Realignment of Bottlebrush Segments Induces the Contraction of Individual Polymer Vesicles

The shape transformation of polymer vesicles is of great importance for biorelevant applications as well as for understanding cellular shape adaptation. However, realizing shape transformation in a controlled manner by rationally manipulating the molecular geometry of the building block is still challenging. Herein, we reported a controlled contraction process of individual polymer vesicles via the realignment of bottlebrush segments by using a linear-alt-bottlebrush alternating multiblock copolymer (LBAMBCP) as the building block.

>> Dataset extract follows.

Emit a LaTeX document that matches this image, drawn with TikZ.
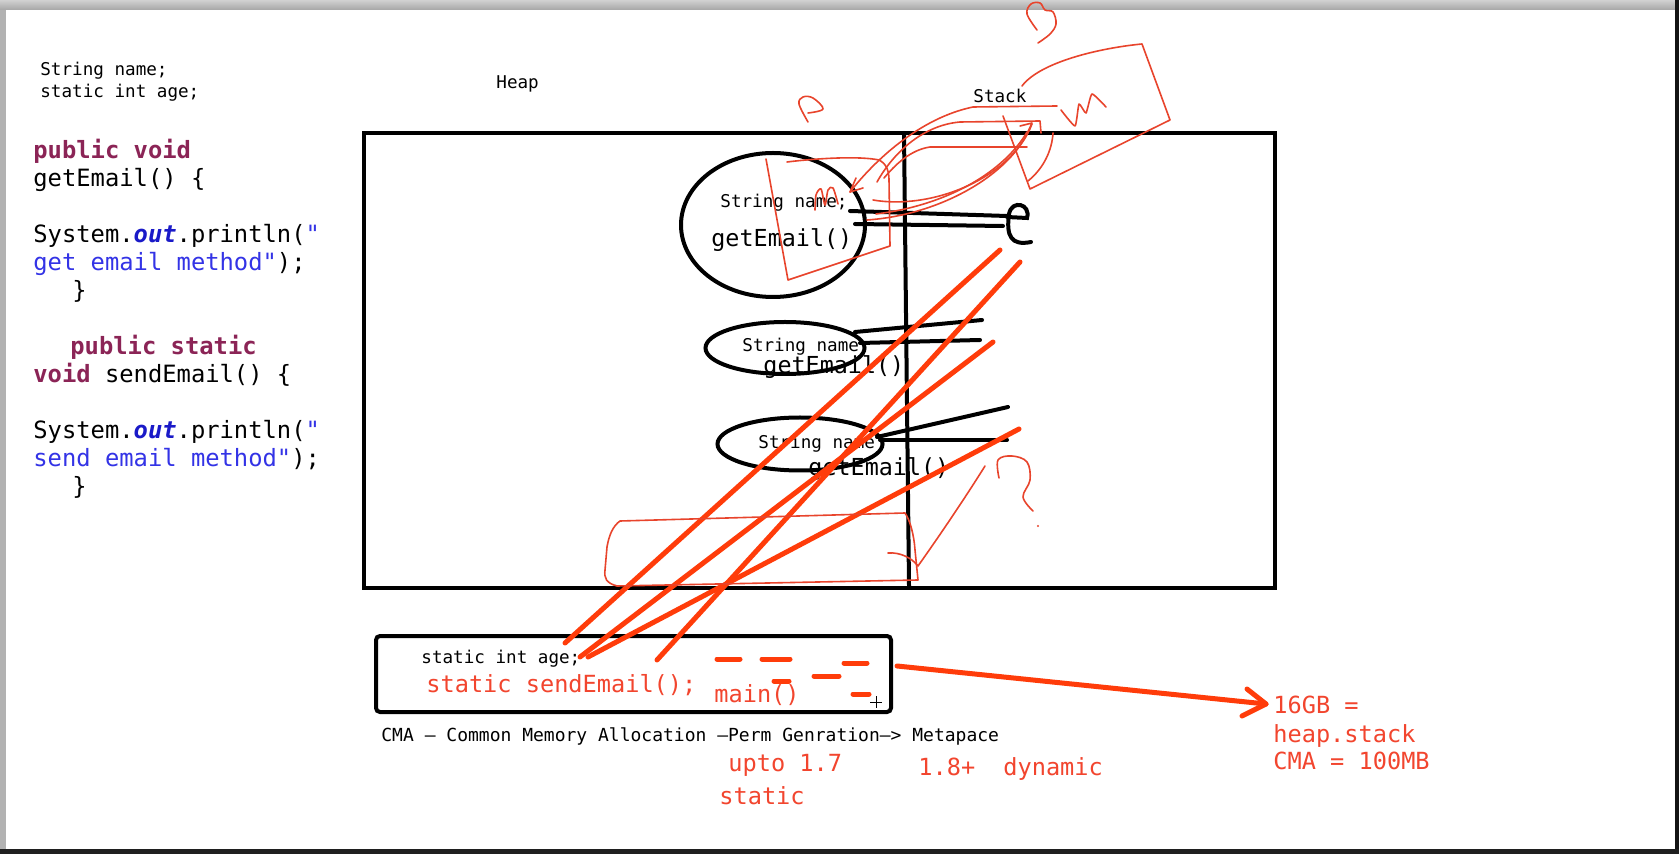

The well-defined LBAMBCPs, A50[(xbB)mA50]n (x = 1 and 3 refer to the grafting density, m = 10, 20, and 30, n = 1, 3, and 5), that consisted of the xbB segment of bottlebrush with varied grafting densities (x) of PS branches and the A segment of linear poly[norbornene-oligopoly(ethylene glycol)] (poly(NB-OEG)) were first synthesized. To perform the self-assembly in a selective solvent of poly(NB-OEG) segments, we found that these LBAMBCPs with a high grafting density (x = 3) of PS branches promoted the formation of vesicular structures, and typical hollow vesicles with an average size over 600 nm were produced. It was observed that the vesicles formed by 7- and 11-LBAMBCPs A50[(3bB)10A50]n (n = 3 and 5) could further undergo the contraction of individual vesicles to evolve into compound vesicles with a steady reduction in size by the realignment of bottlebrush segments in the vesicle wall. The contraction process was confirmed to be strongly related to the number and grafting density of bottlebrush segments and could be simply regulated by changing the initial concentration and solvent composition. Overall, we provide a fresh case for the controlled contraction of individual vesicles by manipulating the molecular geometry of the building blocks.